Thinking skills are a particular focus of St Mark’s school improvement plan, particularly for the able, gifted and talented.

Before the investigation, pupils were simply doing as they were told in PE lessons. Staff instructed, prompted and intervened, and pupils responded accordingly. With lessons tightly directed, there was little opportunity for pupils to show their initiative, think independently or make plans to solve problems. They did not evaluate their own or others’ performances in order to identify ways of making progress. Overall, staff felt that pupils should enjoy lessons more and remain more consistently active and on task. They wanted to hear pupils talking positively about PE.

A traffic light survey of four of the ten PESS high quality outcomes – understanding (outcome 2), skills (outcome 5), thinking and decision making (outcome 7) and desire to improve (outcome 8) – revealed a fairly negative picture, with only 4 of the 16 characteristics at green (met by most year 2 pupils).

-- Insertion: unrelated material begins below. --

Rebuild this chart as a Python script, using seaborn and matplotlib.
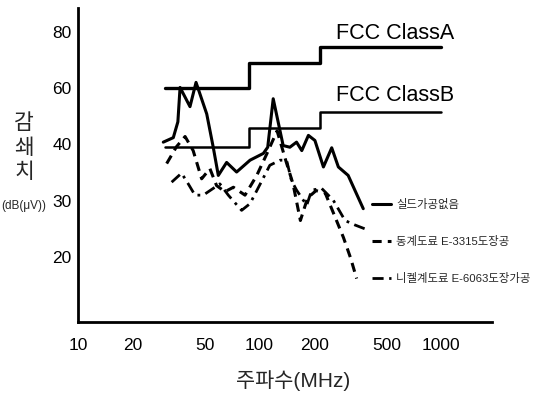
import numpy as np
import pandas as pd
import matplotlib
matplotlib.use('Agg')
import matplotlib.pyplot as plt
import seaborn as sns

# ---- data (frequency MHz, level dB) ----
freq_none = [29.5, 33.5, 35.5, 36.5, 41.4, 44.7, 51.2, 55.6, 59.3, 65.9, 74.8, 88.7, 105, 111,
             119, 135, 147, 160, 171, 186, 202, 225, 250, 272, 308, 373]
db_none = [40.8, 42.4, 48.0, 60.2, 53.4, 62.0, 50.8, 39.5, 34.5, 36.8, 35.1, 37.2, 38.4, 39.5,
           56.2, 39.8, 39.5, 40.8, 38.9, 43.2, 41.4, 36.0, 39.4, 36.0, 34.5, 28.6]

freq_cu = [30.8, 34.9, 38.9, 43.1, 48.0, 53.3, 58.0, 64.5, 71.8, 83.2, 96.6, 110, 125, 140,
           153, 168, 184, 205, 230, 258, 290, 318, 343]
db_cu = [36.6, 39.6, 42.8, 38.9, 33.9, 35.7, 32.7, 31.6, 32.4, 31.0, 34.5, 38.4, 44.8, 37.0,
         33.0, 26.5, 30.5, 31.8, 31.4, 27.5, 23.5, 19.8, 16.2]

freq_ni = [32.8, 37.2, 40.5, 44.1, 49.0, 55.6, 60.5, 67.3, 79.7, 88.7, 101, 114, 130, 141,
           150, 160, 182, 194, 220, 255, 296, 336, 397]
db_ni = [33.3, 34.9, 33.0, 31.0, 31.0, 32.2, 33.0, 31.0, 28.3, 29.5, 33.0, 36.3, 37.2, 37.2,
         33.6, 31.9, 29.2, 31.9, 32.2, 30.1, 26.5, 25.7, 24.8]

fcc_freq = [30, 88, 216, 1000]
fcc_a = [60, 69, 74.4, 74.4]
fcc_b = [39.6, 45.8, 51.4, 51.4]

series_labels = ['실드가공없음', '동계도료 E-3315도장공', '니켈계도료 E-6063도장가공']
x_ticks = [10, 20, 50, 100, 200, 500, 1000]
y_ticks = [20, 30, 40, 60, 80]

# ---- style ----
sns.set_theme(style='white')
plt.rcParams['font.family'] = ['Liberation Sans', 'Noto Sans CJK KR', 'DejaVu Sans']
plt.rcParams['axes.unicode_minus'] = False

fig = plt.figure(figsize=(5.41, 3.93), dpi=100)
ax = fig.add_axes([0.1442, 0.1807, 0.7652, 0.799])

def fwd(v):
    return np.interp(v, [-200, 40, 300], [-200, 40, 170])

def inv(p):
    return np.interp(p, [-200, 40, 170], [-200, 40, 300])

ax.set_xscale('log')
ax.set_yscale('function', functions=(fwd, inv))

df_a = pd.DataFrame({'f': fcc_freq, 'v': fcc_a})
df_b = pd.DataFrame({'f': fcc_freq, 'v': fcc_b})
sns.lineplot(data=df_a, x='f', y='v', ax=ax, color='black', lw=2.4,
             drawstyle='steps-post', legend=False)
sns.lineplot(data=df_b, x='f', y='v', ax=ax, color='black', lw=1.8,
             drawstyle='steps-post', legend=False)

sns.lineplot(x=freq_none, y=db_none, ax=ax, color='black', lw=2.2,
             label=series_labels[0])
sns.lineplot(x=freq_cu, y=db_cu, ax=ax, color='black', lw=2.2,
             linestyle=(0, (3, 2)), label=series_labels[1])
sns.lineplot(x=freq_ni, y=db_ni, ax=ax, color='black', lw=2.0,
             linestyle=(0, (4, 2, 1, 2)), label=series_labels[2])

ax.set_xlim(10, 1910)
ax.set_ylim(8.5, 88.4)
ax.set_xticks(x_ticks)
ax.set_xticklabels([str(t) for t in x_ticks])
ax.xaxis.set_minor_locator(matplotlib.ticker.NullLocator())
ax.set_yticks(y_ticks)
ax.set_yticklabels([str(t) for t in y_ticks])
ax.yaxis.set_minor_locator(matplotlib.ticker.NullLocator())
ax.tick_params(axis='both', labelsize=12.5, colors='black', direction='inout',
               length=5, width=1.2)
ax.tick_params(axis='x', pad=9)
ax.tick_params(axis='y', pad=2)

for s in ['top', 'right']:
    ax.spines[s].set_visible(False)
for s in ['left', 'bottom']:
    ax.spines[s].set_color('black')
    ax.spines[s].set_linewidth(2)

ax.text(264, 79.2, 'FCC ClassA', fontsize=15.5, va='center', ha='left', color='black')
ax.text(264, 57.4, 'FCC ClassB', fontsize=15.5, va='center', ha='left', color='black')

ax.set_xlabel('')
ax.set_ylabel('')
fig.text(293 / 541, 1 - 381 / 393, '주파수(MHz)', fontsize=15, ha='center', va='center')
fig.text(24 / 541, 1 - 148 / 393, '감\n쇄\n치', fontsize=15.5, ha='center', va='center',
         linespacing=1.2)
fig.text(24 / 541, 1 - 206 / 393, '(dB(μV))', fontsize=8.5, ha='center', va='center')

handles = [l for l in ax.get_lines() if l.get_label() in series_labels]
leg = ax.legend(handles=handles, labels=series_labels, loc='upper left',
                bbox_to_anchor=(372 / 541, 1 - 199 / 393), bbox_transform=fig.transFigure,
                frameon=False, fontsize=8.2, handlelength=1.7, handletextpad=0.4,
                labelspacing=2.3, borderpad=0, borderaxespad=0)

fig.savefig('out.png', dpi=100, facecolor='white')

Core task record sheets – which make judgements against national curriculum levels – showed that eight of the thirty pupils in the year 2 class were performing beyond expectations, and two were on the school’s gifted and talented register.

Action

The year 2 class teacher went out of her way to ensure that pupils had the resources and time they needed to develop as independent thinkers in PE lessons. They used cards and photographs to help them plan gymnastics sequences. They created a dance from a stimulus in literacy. They used a strategy board for athletics and games. They developed their language with vocabulary cards.

Video was introduced across the PE curriculum to promote peer and self evaluation. Pupils were constantly expected to evaluate and improve their own and others’ performance and applied their newly-acquired language when acting as evaluators during lessons, playground activities and clubs. The teacher ensured that higher order thinking skills were embedded in teaching and learning at all times, particularly through the use of open-ended key questions.

All PE tasks were challenging, open-ended and relied on the ability to select and apply skills, strategies and techniques. To support their efforts, pupils were given signs of success for each task.

As well as affecting PE lessons, the project’s trialling of active learning philosophies, improvement time, signs of success and the use of ICT for evaluation was monitored to see how it might be implemented across the curriculum.

Impact

At the end of the summer term, comparisons with the previous year group’s attainment in PE core tasks showed an improvement of 50%. Twelve of the class were working beyond national expectations and two extra children were added to the school’s gifted and talented register.

A second traffic light survey of the four targeted high quality outcomes showed 14 of the 16 characteristics at green (being consistently met by most of the year 2 pupils).

The targeted pupils became much more enthusiastic about PE and talked positively about what they were doing. They were active throughout lessons, remained on task, began to make their own plans and were sad when sessions finished. They were keen to discuss their performances and share ideas on how to improve. They remembered what they had learnt and made good progress. Their enthusiasm and success helped to foster a much more positive attitude towards PE across the whole school.

Thanks to the success of this investigation, the new approaches to teaching and learning have become fundamental practice across the whole curriculum and will feature in the school policy and handbook for teaching and learning.